In Denmark, partly because of strong unions, workers at McDonald’s earn twenty dollars an hour, have paid maternity and paternity leave, overtime, work schedules four weeks in advance, pension plans and five weeks of paid vacation every year.
Somehow, McDonald’s is still able to operate and make a profit. Business works best, and benefits society the most, when the playing field is level and interests are more balanced, when the free market is actually free and fair, and promotes individual freedom and flourishing. Silicon Valley was built as much by the government investment in the technology sector as it was by the entrepreneurial spirit of individuals. The upward mobility that marked America as the land of opportunity has always been the result of government investment in working people and their children, and working people’s lobbying for a better deal, much more than it has been determined by the personal wherewithal of business owners or private charity of wealthy individuals. Creating an economic system that generates widespread prosperity is dependent on investing in the overall economic health of everyone and every American community. Kristof and WuDunn offer a series of big steps we can take to get started doing that again. These kind of investments “may seem like entitlements,” the authors admit, “but actually are long-term capital investments in the country’s human infrastructure.”
The education benefits in the GI Bill of Rights helped create a nationwide foundation of human capital in America, just as the interstate highways then under construction created a physical infrastructure. Both kinds of investments are crucial platforms that can help unleash market forces, just as in the nineteenth century new railroads spurred economic growth and mass education spawned cross-country entrepreneurial activity and vaulted America to the top of the world.
I began by bemoaning the idea that we ought to run the country like a business.
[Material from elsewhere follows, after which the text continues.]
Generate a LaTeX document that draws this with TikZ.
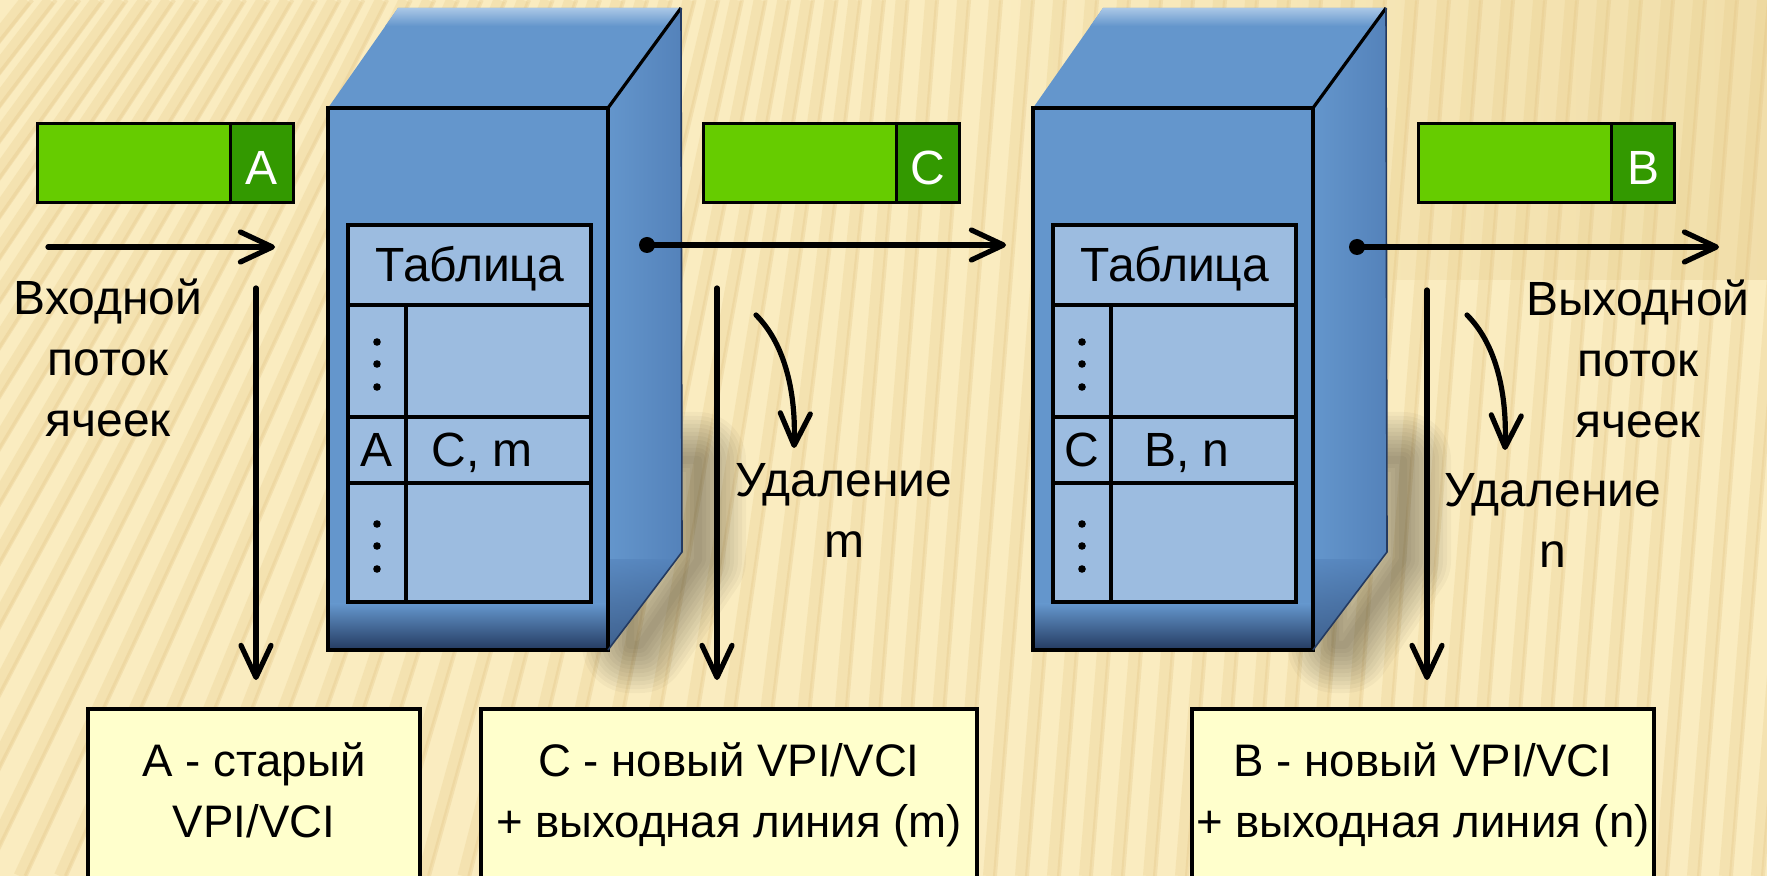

I think that holds especially true if we’re talking about businesses like private prisons or Purdue Pharma. But the best business literature today speaks of the need to invest in people and the infrastructure they rely on to succeed in their jobs, to lead with empathy, to foster real human connection, innovation and creativity, to the need for and benefit of cognitive and demographic diversity. The authors ask that “Americans show generosity not only in private charity but also in public policy.” If we can begin having the debate on those terms, I’m all for running the government and other public institutions like a business.